À contretemps, cette situation de fermeture de sites met en exergue le narratif des derniers gouvernements qui consiste à clamer que la France est en voie de « réindustrialisation » grâce à la politique de l'offre menée depuis 2017, c'est-à-dire grâce à une politique faite de baisse de la fiscalité du capital, de flexibilisation du marché du travail et de réformes dites « structurelles » des retraites et de l'assurance-chômage. Tout cela mis bout à bout aurait permis d'attirer les capitaux étrangers manquant cruellement à la France et de redynamiser l'économie.

Ce discours vole désormais en éclats à la lumière de la multitude d'annonces récentes de fermetures d'usines.

Il faut tout de même rappeler que si ces fermetures de sites en cascades sont possibles, c'est précisément parce qu'elles s'opèrent dans un environnement juridique qui les rend possibles.

En droit du travail, le licenciement pour motif économique est une rupture du contrat de travail, initiée par l'employeur pour des raisons qui ne sont pas liées à la personne du salarié. Ce type de licenciement n'est pas dû à une faute du salarié, mais à des causes internes à l'entreprise, telles que des difficultés économiques ou des évolutions technologiques.

Ces dernières années, plusieurs lois ont modifié le cadre juridique qui entoure de tels licenciements.

Que ce soit la loi de sécurisation de l'emploi de 2013, qui a considérablement réduit les prérogatives des représentants des salariés dans ce domaine, ou la loi de 2016, qui a modifié les critères de licenciement économique en assouplissant les conditions, ou encore les ordonnances Macron de 2017 qui ont redéfini la notion de « difficultés économiques », toutes ces lois ont substantiellement fait peser un déséquilibre entre droit au travail et droit d'entreprendre.
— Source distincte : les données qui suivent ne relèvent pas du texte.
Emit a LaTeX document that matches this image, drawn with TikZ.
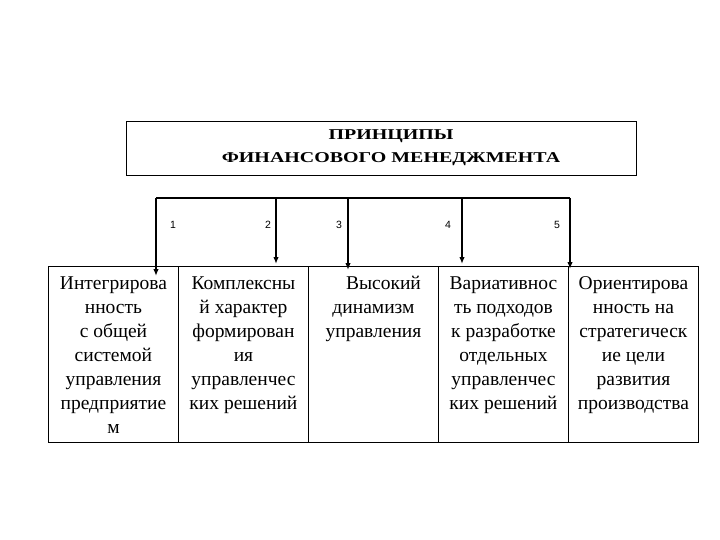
\documentclass[tikz,border=0pt]{standalone}
\usepackage{fontspec}
\setmainfont{Liberation Serif}
\setsansfont{Liberation Sans}
\newfontfamily\titlefont[FakeStretch=1.33]{Liberation Serif}
\usetikzlibrary{positioning,arrows.meta}

\newcommand{\coltxt}[1]{\parbox[t]{130pt}{\centering #1}}

\tikzset{
  titlebox/.style={draw, line width=0.9pt, minimum width=510pt, minimum height=54pt, inner sep=0pt},
  colbox/.style={draw, line width=0.9pt, anchor=north west, minimum width=130pt, minimum height=176pt, inner sep=0pt},
  coltext/.style={anchor=base, inner sep=0pt, font=\fontsize{19.5}{24}\selectfont},
  num/.style={font=\sffamily\fontsize{10.5}{12}\selectfont},
  arr/.style={-{Latex[length=7pt,width=5.5pt]}, line width=1.5pt}
}

\begin{document}
\begin{tikzpicture}[x=1pt,y=-1pt]
\useasboundingbox (0,0) rectangle (720,540);

% title
\node[titlebox] (title) at (381,148) {};
\node[align=center, font=\titlefont\bfseries\fontsize{15}{23}\selectfont] (titletext) at ([xshift=10pt]title.center) {ПРИНЦИПЫ\\ФИНАНСОВОГО МЕНЕДЖМЕНТА};

% columns
\node[colbox] (c1) at (48,266) {};
\node[colbox] (c2) at (178,266) {};
\node[colbox] (c3) at (308,266) {};
\node[colbox] (c4) at (438,266) {};
\node[colbox] (c5) at (568,266) {};

\node[coltext] (t1) at ([yshift=-23pt]c1.north) {\coltxt{Интегрирова\\нность\\с общей\\системой\\управления\\предприятие\\м}};
\node[coltext] (t2) at ([yshift=-23pt]c2.north) {\coltxt{Комплексны\\й характер\\формирован\\ия\\управленчес\\ких решений}};
\node[coltext] (t3) at ([yshift=-23pt]c3.north) {\coltxt{\hspace*{20pt}Высокий\\динамизм\\управления}};
\node[coltext] (t4) at ([yshift=-23pt]c4.north) {\coltxt{Вариативнос\\ть подходов\\к разработке\\отдельных\\управленчес\\ких решений}};
\node[coltext] (t5) at ([yshift=-23pt]c5.north) {\coltxt{Ориентирова\\нность на\\стратегическ\\ие цели\\развития\\производства}};

% bracket and arrows
\coordinate (h1) at (156,198);
\coordinate (h2) at (276,198);
\coordinate (h3) at (348,198);
\coordinate (h4) at (462,198);
\coordinate (h5) at (570,198);
\draw[line width=1.5pt] (h1) -- (h5);
\draw[arr] (h1) -- ([yshift=-10pt]h1 |- c1.north);
\draw[arr] (h2) -- ([yshift=2pt]h2 |- c2.north);
\draw[arr] (h3) -- ([yshift=-4pt]h3 |- c3.north);
\draw[arr] (h4) -- ([yshift=2pt]h4 |- c4.north);
\draw[arr] (h5) -- ([yshift=-3pt]h5 |- c4.north);

\node[num] (n1) at (173,225) {1};
\node[num] (n2) at (268,225) {2};
\node[num] (n3) at (339,225) {3};
\node[num] (n4) at (448,225) {4};
\node[num] (n5) at (557,225) {5};
\end{tikzpicture}
\end{document}
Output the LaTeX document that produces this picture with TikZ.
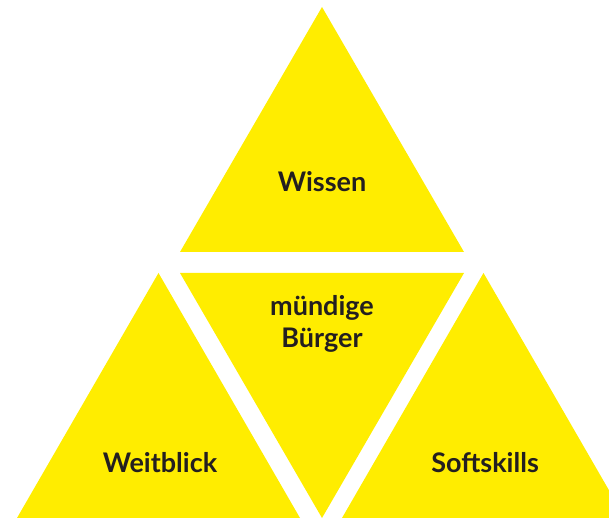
\documentclass[tikz,border=0pt]{standalone}
\usepackage{fontspec}
\setmainfont{Lato}
\definecolor{gelb}{HTML}{FFED00}
\definecolor{schrift}{HTML}{231F20}
\tikzset{
  dreieck/.style={fill=gelb,draw=none},
  beschriftung/.style={text=schrift,font=\bfseries\fontsize{27}{32}\selectfont,align=center}
}
\begin{document}
\begin{tikzpicture}[x=1pt,y=1pt]
  \useasboundingbox (0,0) rectangle (609,518);
  \clip (0,0) rectangle (609,518);
  % Dreiecke
  \fill[dreieck] (180,266) -- (464,266) -- (322,511) -- cycle;
  \fill[dreieck] (180,245) -- (464,245) -- (322,0) -- cycle;
  \fill[dreieck] (17,0) -- (300,0) -- (158.5,245) -- cycle;
  \fill[dreieck] (342,0) -- (625,0) -- (483.5,245) -- cycle;
  % Beschriftungen
  \draw
    (322,336) node[beschriftung] (wissen){Wissen}
    (322,194) node[beschriftung] (buerger){mündige\\Bürger}
    (160,55) node[beschriftung] (weitblick){Weitblick}
    (485,55) node[beschriftung] (softskills){Softskills};
\end{tikzpicture}
\end{document}
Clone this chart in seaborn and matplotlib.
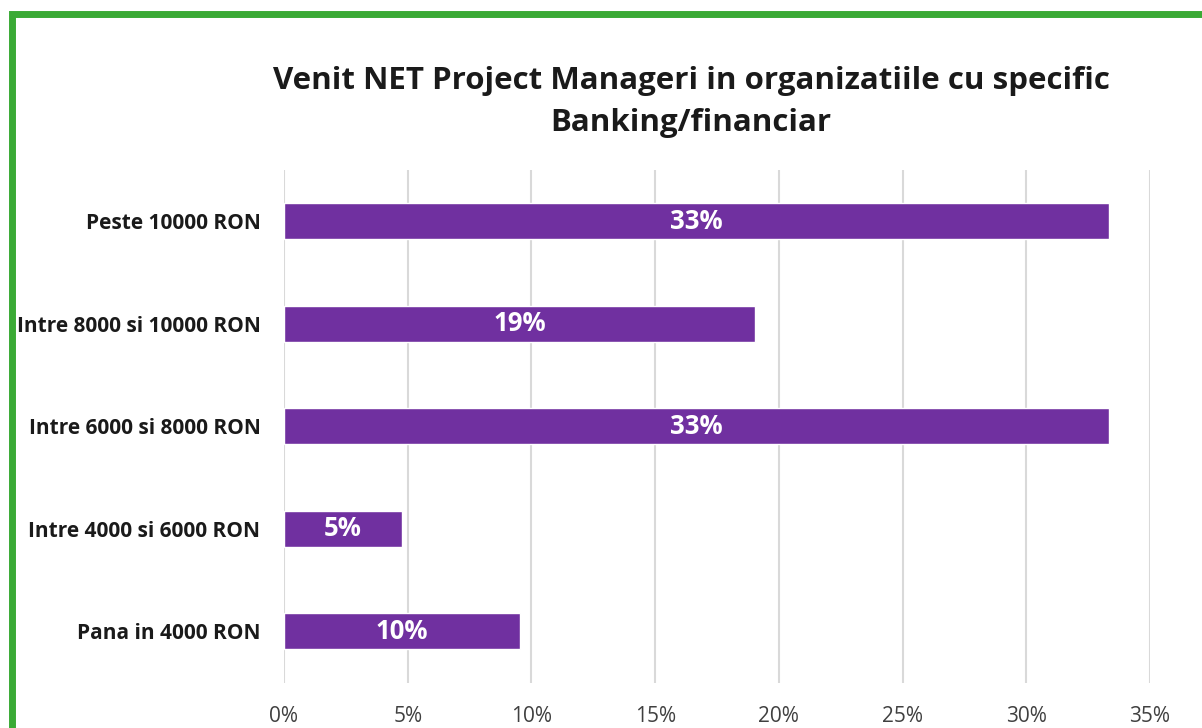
import matplotlib.pyplot as plt
import seaborn as sns
import pandas as pd
from matplotlib.patches import Rectangle
from matplotlib.ticker import PercentFormatter

categorii = ['Peste 10000 RON', 'Intre 8000 si 10000 RON', 'Intre 6000 si 8000 RON',
             'Intre 4000 si 6000 RON', 'Pana in 4000 RON']
procente = [33.33, 19.05, 33.33, 4.76, 9.52]
etichete = ['33%', '19%', '33%', '5%', '10%']

df = pd.DataFrame({'categorie': categorii, 'procent': procente})

sns.set_style('white')
plt.rcParams['font.family'] = ['Open Sans', 'DejaVu Sans']

fig = plt.figure(figsize=(12.02, 7.28), dpi=100)
ax = fig.add_axes([284 / 1202, 1 - 682.5 / 728, (1150 - 284) / 1202, (682.5 - 170) / 728])

sns.barplot(data=df, x='procent', y='categorie', color='#7030A0', width=0.35,
            saturation=1, ax=ax, zorder=3)

for i, (v, t) in enumerate(zip(procente, etichete)):
    ax.text(v / 2, i, t, color='white', fontsize=18.5, fontweight='bold',
            ha='center', va='center', zorder=4)

ax.set_xlim(0, 35)
ax.set_ylim(4.5, -0.5)
ax.set_xticks(range(0, 36, 5))
ax.xaxis.set_major_formatter(PercentFormatter(decimals=0))
ax.grid(axis='x', color='#d9d9d9', linewidth=1.5, zorder=0)
ax.grid(axis='y', visible=False)
for s in ax.spines.values():
    s.set_visible(False)
ax.set_xlabel('')
ax.set_ylabel('')
ax.tick_params(axis='x', labelsize=15, colors='#404040', length=0, pad=17)
ax.tick_params(axis='y', length=0, pad=17)
for lbl in ax.get_yticklabels():
    lbl.set_fontweight('bold')
    lbl.set_fontsize(15)
    lbl.set_color('#1a1a1a')

fig.text(691 / 1202, 1 - 102 / 728,
         'Venit NET Project Manageri in organizatiile cu specific\nBanking/financiar',
         ha='center', va='center', fontsize=22.5, fontweight='bold', color='#1a1a1a',
         linespacing=1.55)

# chenar verde (colt stanga-sus)
fig.patches.append(Rectangle((11.5 / 1202, -0.1), 1.2, 1 - 13.5 / 728 + 0.1,
                             transform=fig.transFigure, fill=False,
                             edgecolor='#3aaa35', linewidth=5, zorder=10))

fig.savefig('out.png', dpi=100)
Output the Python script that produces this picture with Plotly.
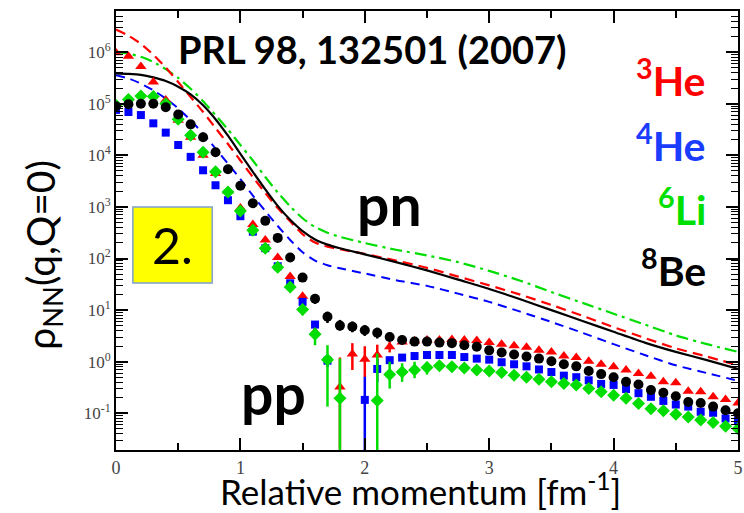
import plotly.graph_objects as go

# ---------------- data ----------------
# relative momentum grid of the pp points [fm^-1]
q = [0.0, 0.1, 0.2, 0.3, 0.4, 0.5, 0.6, 0.7, 0.8, 0.9,
     1.0, 1.1, 1.2, 1.3, 1.4, 1.5, 1.6, 1.7, 1.8, 1.9,
     2.0, 2.1, 2.2, 2.3, 2.4, 2.5, 2.6, 2.7, 2.8, 2.9,
     3.0, 3.1, 3.2, 3.3, 3.4, 3.5, 3.6, 3.7, 3.8, 3.9,
     4.0, 4.1, 4.2, 4.3, 4.4, 4.5, 4.6, 4.7, 4.8, 4.9, 5.0]

# pp densities, log10(rho)
pp_3He_log = [5.99, 5.92, 5.72, 5.42, 5.07, 4.68, 4.35, 4.00, 3.65, 3.31,
              2.98, 2.66, 2.36, 2.02, 1.65, 1.27, 0.57, None, -0.49, 0.15,
              0.05, 0.13, 0.29, 0.38, 0.40, 0.42, 0.42, 0.43, 0.42, 0.41,
              0.37, 0.34, 0.31, 0.28, 0.22, 0.19, 0.11, 0.08, 0.01, -0.05,
              -0.10, -0.16, -0.23, -0.28, -0.39, -0.41, -0.57, -0.58, -0.68, -0.73, -0.80]
pp_4He_log = [4.88, 4.84, 4.78, 4.62, 4.44, 4.20, 3.97, 3.71, 3.42, 3.13,
              2.82, 2.52, 2.20, 1.85, 1.52, 1.16, 0.72, 0.02, None, None,
              -0.74, -0.14, 0.03, 0.08, 0.11, 0.13, 0.13, 0.13, 0.09, 0.06,
              0.04, -0.01, -0.05, -0.09, -0.15, -0.20, -0.27, -0.30, -0.36, -0.43,
              -0.45, -0.53, -0.61, -0.68, -0.76, -0.83, -0.87, -0.97, -0.99, -1.10, -1.15]
pp_6Li_log = [4.97, 5.08, 5.15, 5.14, 5.00, 4.70, 4.39, 4.06, 3.68, 3.29,
              2.92, 2.55, 2.20, 1.83, 1.45, 1.01, 0.53, 0.04, -0.71, None,
              None, -0.75, -0.25, -0.20, -0.16, -0.11, -0.08, -0.10, -0.12, -0.16,
              -0.18, -0.21, -0.26, -0.30, -0.34, -0.39, -0.42, -0.45, -0.52, -0.58,
              -0.65, -0.71, -0.81, -0.91, -0.95, -1.02, -1.07, -1.13, -1.18, -1.25, -1.30]
pp_8Be_log = [4.95, 4.99, 5.00, 5.00, 4.93, 4.79, 4.60, 4.35, 4.06, 3.73,
              3.41, 3.07, 2.73, 2.40, 2.02, 1.63, 1.22, 0.87, 0.70, 0.68,
              0.61, 0.56, 0.48, 0.42, 0.39, 0.39, 0.37, 0.36, 0.32, 0.29,
              0.22, 0.18, 0.14, 0.10, 0.06, 0.01, -0.05, -0.09, -0.18, -0.24,
              -0.30, -0.39, -0.44, -0.55, -0.60, -0.67, -0.78, -0.80, -0.87, -0.94, -1.00]

# error bars: q, log10 upper end, log10 lower end (None = reaches below the axis)
err_3He_q = [1.6, 1.8, 1.9, 2.0, 2.1, 2.2]
err_3He_top = [0.66, 0.08, 0.36, 0.30, 0.33, 0.38]
err_3He_bot = [0.45, None, -0.16, -0.30, -0.15, 0.18]
err_4He_q = [1.7, 2.0, 2.1]
err_4He_top = [0.12, -0.29, 0.05]
err_4He_bot = [-0.10, None, -0.40]
err_6Li_q = [1.5, 1.6, 1.7, 1.8, 2.1, 2.2, 2.3, 2.4, 2.5]
err_6Li_top = [1.12, 0.66, 0.32, 0.06, 0.16, 0.00, -0.03, 0.00, 0.00]
err_6Li_bot = [0.90, 0.32, -0.87, None, None, -0.52, -0.39, -0.32, -0.25]
err_8Be_q = [1.6, 1.7, 1.8, 1.9, 2.0, 2.1, 2.2, 2.3]
err_8Be_top = [1.30, 0.97, 0.81, 0.78, 0.71, 0.66, 0.56, 0.49]
err_8Be_bot = [1.12, 0.75, 0.60, 0.57, 0.50, 0.45, 0.40, 0.35]

# pn curves
curve_q = [0.0, 0.1, 0.2, 0.3, 0.4, 0.5, 0.6, 0.7, 0.8, 0.9, 1.0, 1.1, 1.2, 1.3,
           1.4, 1.5, 1.6, 1.7, 1.8, 2.0, 2.25, 2.5, 2.75, 3.0, 3.25, 3.5, 3.75,
           4.0, 4.25, 4.5, 4.75, 5.0]
pn_3He_log = [6.44, 6.32, 6.16, 5.95, 5.70, 5.42, 5.13, 4.84, 4.53, 4.22, 3.90, 3.58,
              3.27, 2.98, 2.72, 2.47, 2.31, 2.23, 2.18, 2.09, 1.96, 1.82, 1.65, 1.48,
              1.30, 1.10, 0.89, 0.67, 0.46, 0.26, 0.10, -0.07]
pn_4He_log = [5.55, 5.49, 5.39, 5.26, 5.10, 4.91, 4.68, 4.42, 4.13, 3.84, 3.54, 3.22,
              2.92, 2.63, 2.36, 2.12, 1.96, 1.87, 1.81, 1.71, 1.58, 1.47, 1.32, 1.16,
              0.97, 0.77, 0.56, 0.34, 0.13, -0.07, -0.22, -0.37]
pn_6Li_log = [6.00, 5.97, 5.91, 5.81, 5.67, 5.50, 5.29, 5.05, 4.78, 4.50, 4.20, 3.90,
              3.58, 3.28, 3.01, 2.78, 2.61, 2.50, 2.42, 2.30, 2.17, 2.06, 1.93, 1.76,
              1.57, 1.35, 1.14, 0.93, 0.72, 0.51, 0.34, 0.19]
pn_8Be_log = [5.59, 5.58, 5.56, 5.51, 5.44, 5.33, 5.18, 4.97, 4.70, 4.38, 4.03, 3.68,
              3.34, 3.02, 2.75, 2.53, 2.37, 2.27, 2.20, 2.08, 1.93, 1.77, 1.59, 1.41,
              1.21, 1.00, 0.79, 0.58, 0.37, 0.19, 0.03, -0.14]

x_tick_vals = [0, 1, 2, 3, 4, 5]
y_tick_vals = [0.1, 1, 10, 100, 1000, 1e4, 1e5, 1e6]
y_tick_text = ["10<sup>-1</sup>", "10<sup>0</sup>", "10<sup>1</sup>", "10<sup>2</sup>",
               "10<sup>3</sup>", "10<sup>4</sup>", "10<sup>5</sup>", "10<sup>6</sup>"]

RED, BLUE, GREEN, BLACK = "#ff0000", "#0000ff", "#00dd00", "#000000"


def lin(lst):
    return [None if v is None else 10 ** v for v in lst]


def err_arrays(vals_log, eq, etop, ebot):
    plus = [0.0] * len(q)
    minus = [0.0] * len(q)
    for qq, t, b in zip(eq, etop, ebot):
        i = int(round(qq * 10))
        v = 10 ** vals_log[i]
        plus[i] = 10 ** t - v
        minus[i] = (v - 10 ** b) if b is not None else 2 * v
    return plus, minus


fig = go.Figure()

# pn curves
for vals, col, dash, w in [
    (pn_6Li_log, GREEN, "12px,5px,3px,5px", 2.2),
    (pn_3He_log, RED, "10px,6px", 2.2),
    (pn_4He_log, BLUE, "9px,6px", 2.0),
    (pn_8Be_log, BLACK, "solid", 2.2),
]:
    fig.add_trace(go.Scatter(x=curve_q, y=lin(vals), mode="lines",
                             line=dict(color=col, dash=dash, width=w, shape="spline", smoothing=0.6),
                             showlegend=False, hoverinfo="skip"))

# pp points
for vals, eq, et, eb, col, sym, size in [
    (pp_3He_log, err_3He_q, err_3He_top, err_3He_bot, RED, "triangle-up", 10),
    (pp_4He_log, err_4He_q, err_4He_top, err_4He_bot, BLUE, "square", 8),
    (pp_6Li_log, err_6Li_q, err_6Li_top, err_6Li_bot, GREEN, "diamond", 10),
    (pp_8Be_log, err_8Be_q, err_8Be_top, err_8Be_bot, BLACK, "circle", 10),
]:
    plus, minus = err_arrays(vals, eq, et, eb)
    fig.add_trace(go.Scatter(x=q, y=lin(vals), mode="markers",
                             marker=dict(color=col, symbol=sym, size=size, line=dict(width=0)),
                             error_y=dict(type="data", array=plus, arrayminus=minus, symmetric=False,
                                          color=col, thickness=2.5, width=0),
                             showlegend=False, hoverinfo="skip"))

minor_y = [m * 10 ** e for e in range(-2, 7) for m in range(2, 10)]

fig.update_xaxes(range=[0, 5], tickvals=x_tick_vals, ticks="inside", ticklen=12, tickwidth=1.5,
                 tickcolor="black", showline=True, linewidth=2, linecolor="black", mirror="ticks",
                 showgrid=False, zeroline=False, ticklabeloverflow="allow",
                 tickfont=dict(family="Liberation Serif", size=18, color="#444444"),
                 minor=dict(dtick=0.5, ticks="inside", ticklen=7, tickwidth=1.5, tickcolor="black",
                            showgrid=False))
fig.update_yaxes(type="log", range=[-1.711, 6.797], tickvals=y_tick_vals, ticktext=y_tick_text,
                 ticks="inside", ticklen=12, tickwidth=1.5, tickcolor="black", showline=True,
                 linewidth=2, linecolor="black", mirror="ticks", showgrid=False, zeroline=False,
                 tickfont=dict(family="Liberation Serif", size=17, color="#444444"),
                 minor=dict(tickvals=minor_y, ticks="inside", ticklen=7, tickwidth=1.2,
                            tickcolor="black", showgrid=False))

SANS = "Lato"
ann = []
ann.append(dict(text="Relative momentum [fm<sup>-1</sup>]", x=0.49, y=-0.089, xref="paper", yref="paper",
                showarrow=False, xanchor="center", yanchor="middle",
                font=dict(family=SANS, size=35, color="black")))
ann.append(dict(text="ρ<sub>NN</sub>(q,Q=0)", x=-0.118, y=0.444, xref="paper", yref="paper",
                showarrow=False, textangle=-90, xanchor="center", yanchor="middle",
                font=dict(family=SANS, size=39, color="black")))
ann.append(dict(text="<b>PRL 98, 132501 (2007)</b>", x=0.413, y=0.913, xref="paper", yref="paper",
                showarrow=False, xanchor="center", yanchor="middle",
                font=dict(family=SANS, size=38, color="black")))
ann.append(dict(text="<b>pn</b>", x=0.440, y=0.56, xref="paper", yref="paper",
                showarrow=False, xanchor="center", yanchor="middle",
                font=dict(family=SANS, size=57, color="black")))
ann.append(dict(text="<b>pp</b>", x=0.2536, y=0.13, xref="paper", yref="paper",
                showarrow=False, xanchor="center", yanchor="middle",
                font=dict(family=SANS, size=57, color="black")))
for txt, col, yy in [("<b><sup>3</sup>He</b>", RED, 0.847),
                     ("<b><sup>4</sup>He</b>", "#1a3cff", 0.699),
                     ("<b><sup>6</sup>Li</b>", "#00e000", 0.5535),
                     ("<b><sup>8</sup>Be</b>", BLACK, 0.4146)]:
    ann.append(dict(text=txt, x=0.952, y=yy, xref="paper", yref="paper", showarrow=False,
                    xanchor="right", yanchor="middle", font=dict(family=SANS, size=41, color=col)))
ann.append(dict(text="2.", x=0.091, y=0.467, xref="paper", yref="paper", showarrow=False,
                xanchor="center", yanchor="middle", font=dict(family=SANS, size=50, color="black")))

fig.update_layout(
    width=744, height=513,
    margin=dict(l=116, r=1, t=11, b=63),
    paper_bgcolor="white", plot_bgcolor="white",
    annotations=ann,
    shapes=[dict(type="rect", xref="paper", yref="paper", x0=0.0271, x1=0.1547, y0=0.3804, y1=0.5535,
                 fillcolor="#ffff00", line=dict(color="#7f9fcf", width=1.5), layer="below")],
)

fig.write_html("out.html")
C'est donc cet environnement juridique que la présente proposition de loi propose de modifier en son article 1er afin d'interdire aux entreprises d'au moins deux cent cinquante salariés d'avoir recours au licenciement économique lorsqu'elles :

- distribuent des dividendes au cours du dernier exercice comptable,

- opèrent un rachat d'actions au cours du dernier exercice comptable,

- distribuent des stock-options ou actions gratuites,

- réalisent un résultat net ou un résultat d'exploitation positif au cours du dernier exercice comptable.

Par ailleurs, il n'est plus acceptable pour la société que ces licenciements se fassent par des grandes multinationales qui perçoivent d'importantes subventions publiques. Du crédit d'impôt recherche (CIR) en passant par le crédit d'impôt pour la compétitivité et l'emploi (CICE) et les diverses exonérations de cotisations, ce sont en tout et pour tout pas moins de 200 milliards d'euros chaque année qui sont déversés en faveur d'entreprises pourtant prospères alors que ces exonérations de cotisations sociales ou aides publiques aux entreprises ne sont assujetties à aucune condition en matière de maintien ou de création d'emplois.

Les exemples du manufacturier Michelin ou de l'enseigne Auchan sont évocateurs : Michelin a ainsi perçu 42 millions d'euros de CIR en 2023 et plus de 65 millions d'euros de CICE depuis 2013. Auchan, quant à lui, a bénéficié de près de 498 millions d'euros au titre du CICE depuis 2013. Ces sommes, pourtant très importantes, n'ont pas empêché la fermeture de sites ou de magasins laissant ainsi des milliers de salariés dans la détresse.

Pour ce faire, l'article 2 interdit tout versement du CIR et toutes exonérations de cotisations patronales qui se sont substituées, depuis 2019, au CICE, pour trois ans en cas de licenciement économique qualifié d'abusif.

Il prévoit également le remboursement des aides publiques lorsque le licenciement pour motif économique est jugé sans cause réelle et sérieuse. L'entreprise aura l'obligation de rembourser la totalité des sommes correspondant aux exonérations de cotisations sociales dont elle a bénéficié au titre de l'ensemble des salariés initialement concernés par le licenciement ou la suppression d'emplois visée.

Par ailleurs, l'entreprise perdra le cas échéant le bénéfice ou l'opportunité de bénéficier du CIR et des exonérations de cotisations patronales qui se sont substituées, depuis 2019, au CICE. 

Enfin, le juge pourra ordonner le remboursement de tout ou partie du montant des aides publiques dont aura bénéficié l'entreprise.

Enfin, si l'entreprise a déjà bénéficié de ces aides, elle aura l'obligation d'en rembourser l'intégralité.